Do not copy the pictures; transcribe all other material exactly.

= = = = = = =

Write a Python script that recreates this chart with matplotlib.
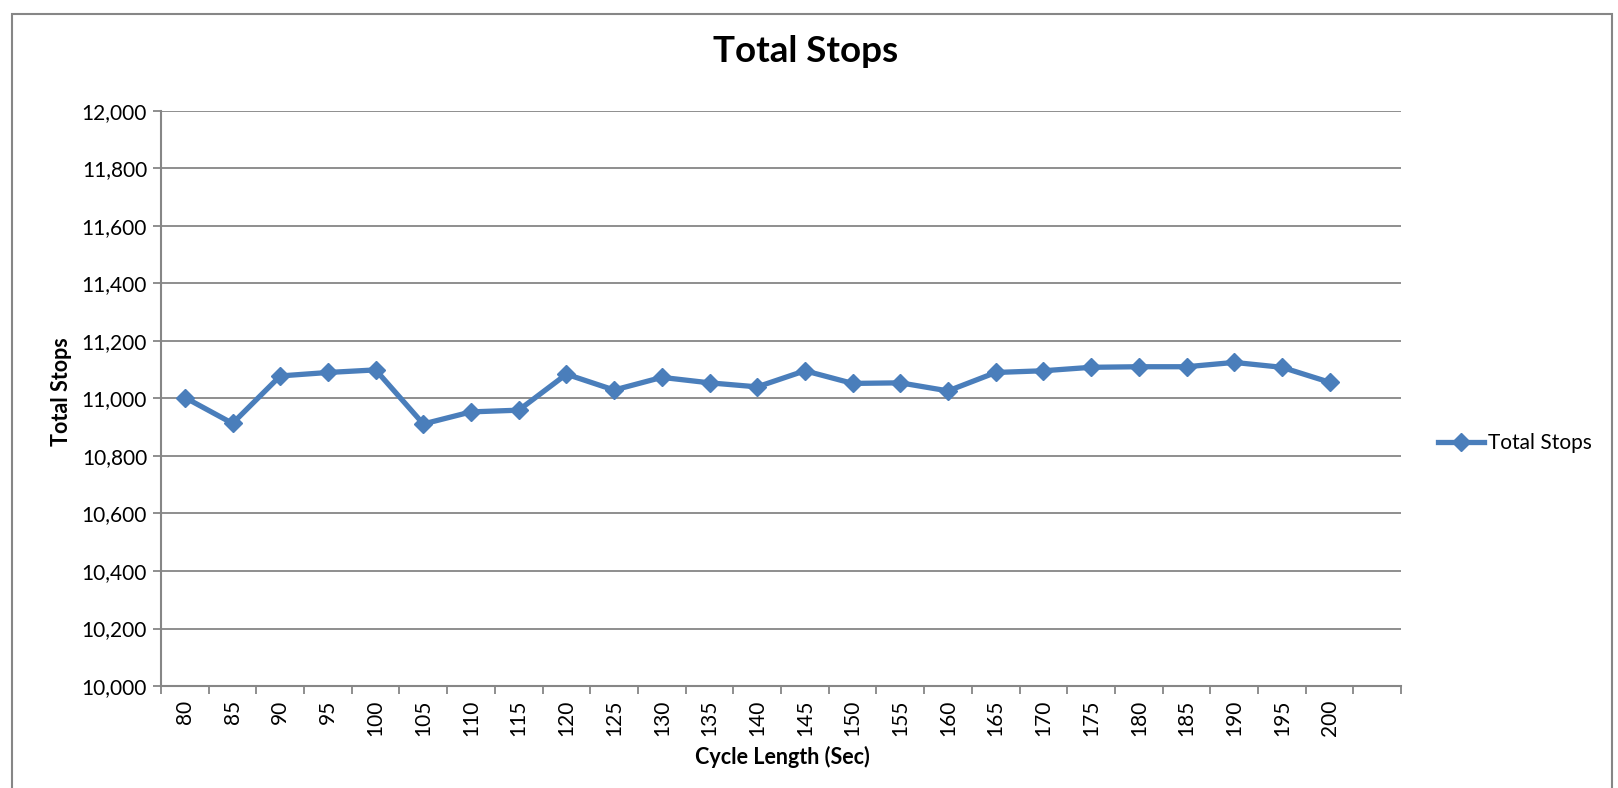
import matplotlib
matplotlib.use("Agg")
import matplotlib.pyplot as plt
from matplotlib.patches import Rectangle
from matplotlib.ticker import FuncFormatter, MultipleLocator

# data
cycle_lengths = [80, 85, 90, 95, 100, 105, 110, 115, 120, 125, 130, 135, 140,
                 145, 150, 155, 160, 165, 170, 175, 180, 185, 190, 195, 200]
total_stops = [11003, 10913, 11078, 11090, 11099, 10911, 10953, 10959, 11084,
               11029, 11073, 11054, 11040, 11096, 11052, 11054, 11026, 11090,
               11096, 11108, 11110, 11110, 11125, 11108, 11056]
series_name = "Total Stops"

plt.rcParams['font.family'] = ['Lato', 'DejaVu Sans']
GRAY = "#868686"
BLUE = "#4A7EBB"

fig = plt.figure(figsize=(16.18, 7.88), dpi=100)
ax = fig.add_axes([0.0995, 0.1294, 0.7665, 0.7301])

# chart border (bottom edge is cut off in the reference)
fig.patches.append(Rectangle((12 / 1618, -0.05), 1600 / 1618, 1 - 14 / 788 + 0.05,
                             transform=fig.transFigure, fill=False,
                             edgecolor=GRAY, linewidth=1.5))

x = list(range(len(cycle_lengths)))
line, = ax.plot(x, total_stops, color=BLUE, linewidth=3.8, marker='D',
                markersize=9.5, label=series_name, zorder=3)

ax.set_ylim(10000, 12000)
ax.set_xlim(-0.5, len(cycle_lengths) + 0.5)
ax.yaxis.set_major_locator(MultipleLocator(200))
ax.yaxis.set_major_formatter(FuncFormatter(lambda v, p: f"{int(v):,}"))
ax.grid(axis='y', color=GRAY, linewidth=1.3)
ax.set_axisbelow(True)

ax.set_xticks(x)
ax.set_xticklabels([str(c) for c in cycle_lengths], rotation=90)
ax.set_xticks([i - 0.5 for i in range(len(cycle_lengths) + 2)], minor=True)
ax.tick_params(axis='x', which='major', length=0, labelsize=15, pad=10)
ax.tick_params(axis='x', which='minor', length=6, color=GRAY, width=1.3)
ax.tick_params(axis='y', length=6, color=GRAY, width=1.3, labelsize=15, pad=4)

for s in ('top', 'right'):
    ax.spines[s].set_visible(False)
for s in ('left', 'bottom'):
    ax.spines[s].set_color(GRAY)
    ax.spines[s].set_linewidth(1.5)

# axis titles placed where the reference has them
fig.text(782 / 1618, 1 - 757 / 788, "Cycle Length (Sec)", ha='center', va='center',
         fontsize=15.5, fontweight='bold')
fig.text(61 / 1618, 1 - 392 / 788, "Total Stops", ha='center', va='center',
         rotation=90, fontsize=15.5, fontweight='bold')
fig.text(806 / 1618, 1 - 52 / 788, "Total Stops", ha='center', va='center',
         fontsize=26.5, fontweight='bold')

fig.legend(handles=[line], loc='center left', bbox_to_anchor=(0.877, 0.438),
           frameon=False, fontsize=15, handlelength=2.2, handletextpad=0.2)

fig.savefig("out.png", dpi=100)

= = = = = = =

● Complete output
Write a Python script that recreates this chart with matplotlib.
import matplotlib
matplotlib.use("Agg")
import matplotlib.pyplot as plt
from matplotlib.patches import Rectangle
from matplotlib.ticker import FuncFormatter, MultipleLocator

# data
cycle_lengths = [80, 85, 90, 95, 100, 105, 110, 115, 120, 125, 130, 135, 140,
                 145, 150, 155, 160, 165, 170, 175, 180, 185, 190, 195, 200]
total_stops = [11003, 10913, 11078, 11090, 11099, 10911, 10953, 10959, 11084,
               11029, 11073, 11054, 11040, 11096, 11052, 11054, 11026, 11090,
               11096, 11108, 11110, 11110, 11125, 11108, 11056]
series_name = "Total Stops"

plt.rcParams['font.family'] = ['Lato', 'DejaVu Sans']
GRAY = "#868686"
BLUE = "#4A7EBB"

fig = plt.figure(figsize=(16.18, 7.88), dpi=100)
ax = fig.add_axes([0.0995, 0.1294, 0.7665, 0.7301])

# chart border (bottom edge is cut off in the reference)
fig.patches.append(Rectangle((12 / 1618, -0.05), 1600 / 1618, 1 - 14 / 788 + 0.05,
                             transform=fig.transFigure, fill=False,
                             edgecolor=GRAY, linewidth=1.5))

x = list(range(len(cycle_lengths)))
line, = ax.plot(x, total_stops, color=BLUE, linewidth=3.8, marker='D',
                markersize=9.5, label=series_name, zorder=3)

ax.set_ylim(10000, 12000)
ax.set_xlim(-0.5, len(cycle_lengths) + 0.5)
ax.yaxis.set_major_locator(MultipleLocator(200))
ax.yaxis.set_major_formatter(FuncFormatter(lambda v, p: f"{int(v):,}"))
ax.grid(axis='y', color=GRAY, linewidth=1.3)
ax.set_axisbelow(True)

ax.set_xticks(x)
ax.set_xticklabels([str(c) for c in cycle_lengths], rotation=90)
ax.set_xticks([i - 0.5 for i in range(len(cycle_lengths) + 2)], minor=True)
ax.tick_params(axis='x', which='major', length=0, labelsize=15, pad=10)
ax.tick_params(axis='x', which='minor', length=6, color=GRAY, width=1.3)
ax.tick_params(axis='y', length=6, color=GRAY, width=1.3, labelsize=15, pad=4)

for s in ('top', 'right'):
    ax.spines[s].set_visible(False)
for s in ('left', 'bottom'):
    ax.spines[s].set_color(GRAY)
    ax.spines[s].set_linewidth(1.5)

# axis titles placed where the reference has them
fig.text(782 / 1618, 1 - 757 / 788, "Cycle Length (Sec)", ha='center', va='center',
         fontsize=15.5, fontweight='bold')
fig.text(61 / 1618, 1 - 392 / 788, "Total Stops", ha='center', va='center',
         rotation=90, fontsize=15.5, fontweight='bold')
fig.text(806 / 1618, 1 - 52 / 788, "Total Stops", ha='center', va='center',
         fontsize=26.5, fontweight='bold')

fig.legend(handles=[line], loc='center left', bbox_to_anchor=(0.877, 0.438),
           frameon=False, fontsize=15, handlelength=2.2, handletextpad=0.2)

fig.savefig("out.png", dpi=100)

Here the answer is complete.